Mitt Romney speaks at a campaign stop in Pittsburgh, Penn., on May 4
(Image credit: AP Photo/Jae C. Hong)

President Obama threw a sort-of compliment toward 2008 presidential rival Sen. John McCain (R-Ariz.) on Monday night, saying McCain is at least more forward-looking than 2012 presumptive GOP nominee Mitt Romney. Perhaps not coincidentally, Politico reported earlier Monday that Team Romney believes McCain's campaign was so terrible that Romney's basic 2012 strategy boils down to: "Whatever McCain did, do the opposite." This will be especially true when Romney chooses his running mate. One unidentified GOP official tells Politico that the specter of Sarah Palin is so haunting to the Romney campaign that its main criteria for VP is that he's an "incredibly boring white guy." Is shunning a potential game-changer like the not-white, not-boring Sen. Marco Rubio (R-Fla.) really the way to go?
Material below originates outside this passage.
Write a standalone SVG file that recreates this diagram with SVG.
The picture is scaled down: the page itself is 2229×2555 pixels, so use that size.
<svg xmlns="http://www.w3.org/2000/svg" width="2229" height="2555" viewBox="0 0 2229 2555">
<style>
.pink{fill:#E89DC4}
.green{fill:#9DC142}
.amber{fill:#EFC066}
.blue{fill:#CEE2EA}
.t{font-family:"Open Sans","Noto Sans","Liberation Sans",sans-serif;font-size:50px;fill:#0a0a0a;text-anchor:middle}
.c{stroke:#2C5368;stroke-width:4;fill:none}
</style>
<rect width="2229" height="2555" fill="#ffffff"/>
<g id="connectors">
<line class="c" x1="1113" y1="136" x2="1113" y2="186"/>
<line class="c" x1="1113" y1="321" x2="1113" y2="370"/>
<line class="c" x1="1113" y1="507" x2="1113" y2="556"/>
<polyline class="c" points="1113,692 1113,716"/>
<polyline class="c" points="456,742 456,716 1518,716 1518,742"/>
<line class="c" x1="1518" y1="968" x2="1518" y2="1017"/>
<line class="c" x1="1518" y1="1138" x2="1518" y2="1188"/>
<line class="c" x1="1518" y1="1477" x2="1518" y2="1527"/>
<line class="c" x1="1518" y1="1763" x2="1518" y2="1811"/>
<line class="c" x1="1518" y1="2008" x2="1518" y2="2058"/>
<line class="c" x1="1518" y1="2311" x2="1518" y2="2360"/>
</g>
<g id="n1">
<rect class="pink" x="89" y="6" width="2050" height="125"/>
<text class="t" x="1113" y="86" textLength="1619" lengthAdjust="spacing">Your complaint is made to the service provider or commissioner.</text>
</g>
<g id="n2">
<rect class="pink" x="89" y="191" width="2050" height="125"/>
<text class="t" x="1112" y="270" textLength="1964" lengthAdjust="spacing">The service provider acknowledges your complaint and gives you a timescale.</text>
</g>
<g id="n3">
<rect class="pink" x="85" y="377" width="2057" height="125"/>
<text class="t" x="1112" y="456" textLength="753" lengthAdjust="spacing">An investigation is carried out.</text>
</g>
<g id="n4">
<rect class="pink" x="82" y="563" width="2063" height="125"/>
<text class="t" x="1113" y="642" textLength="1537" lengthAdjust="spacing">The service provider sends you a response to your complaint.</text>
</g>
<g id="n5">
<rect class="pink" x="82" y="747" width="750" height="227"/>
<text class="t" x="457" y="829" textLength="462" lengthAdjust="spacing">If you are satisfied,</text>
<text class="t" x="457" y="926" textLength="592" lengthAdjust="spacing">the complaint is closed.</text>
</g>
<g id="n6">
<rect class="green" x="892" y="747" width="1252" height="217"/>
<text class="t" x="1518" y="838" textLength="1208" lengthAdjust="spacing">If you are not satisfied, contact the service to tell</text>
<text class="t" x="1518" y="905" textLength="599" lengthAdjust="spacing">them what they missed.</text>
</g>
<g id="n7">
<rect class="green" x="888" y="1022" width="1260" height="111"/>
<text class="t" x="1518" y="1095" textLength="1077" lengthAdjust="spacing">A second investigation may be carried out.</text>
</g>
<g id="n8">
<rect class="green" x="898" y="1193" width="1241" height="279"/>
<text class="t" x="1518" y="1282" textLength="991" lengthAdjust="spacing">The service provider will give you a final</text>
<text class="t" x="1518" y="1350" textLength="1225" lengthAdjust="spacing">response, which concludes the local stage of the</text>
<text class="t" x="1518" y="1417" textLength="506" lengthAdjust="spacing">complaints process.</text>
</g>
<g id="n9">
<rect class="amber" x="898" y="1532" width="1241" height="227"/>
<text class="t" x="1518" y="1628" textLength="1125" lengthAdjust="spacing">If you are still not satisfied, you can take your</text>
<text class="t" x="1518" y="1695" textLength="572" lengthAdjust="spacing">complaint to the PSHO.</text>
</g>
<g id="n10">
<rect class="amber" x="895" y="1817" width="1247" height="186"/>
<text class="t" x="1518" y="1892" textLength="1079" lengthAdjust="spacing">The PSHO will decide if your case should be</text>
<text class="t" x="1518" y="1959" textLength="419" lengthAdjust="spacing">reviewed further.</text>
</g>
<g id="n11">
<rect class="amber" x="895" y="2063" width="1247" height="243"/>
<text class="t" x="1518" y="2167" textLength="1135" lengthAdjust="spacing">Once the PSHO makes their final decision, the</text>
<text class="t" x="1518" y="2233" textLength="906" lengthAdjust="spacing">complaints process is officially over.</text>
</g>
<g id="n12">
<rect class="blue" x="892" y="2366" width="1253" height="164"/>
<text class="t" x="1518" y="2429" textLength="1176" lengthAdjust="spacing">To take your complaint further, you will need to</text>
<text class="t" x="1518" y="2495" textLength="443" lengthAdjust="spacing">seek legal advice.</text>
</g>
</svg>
What's wrong with brown people? Maybe Politico was "fed deliberate misinformation designed to ramp up the surprise factor when Romney picks Marco Rubio," says Jonathan Chait at New York. But if not, Team Romney isn't learning from McCain's mistakes so much as it's teeing up a "straightforward case of employment discrimination." The main difference between a "safe and boring" frontrunner like first-term Gov. Bob McDonnell (Va.) and Rubio or Gov. Susana Martinez (N.M.) seems to be that "brown skin or ladyparts are considered risk factors."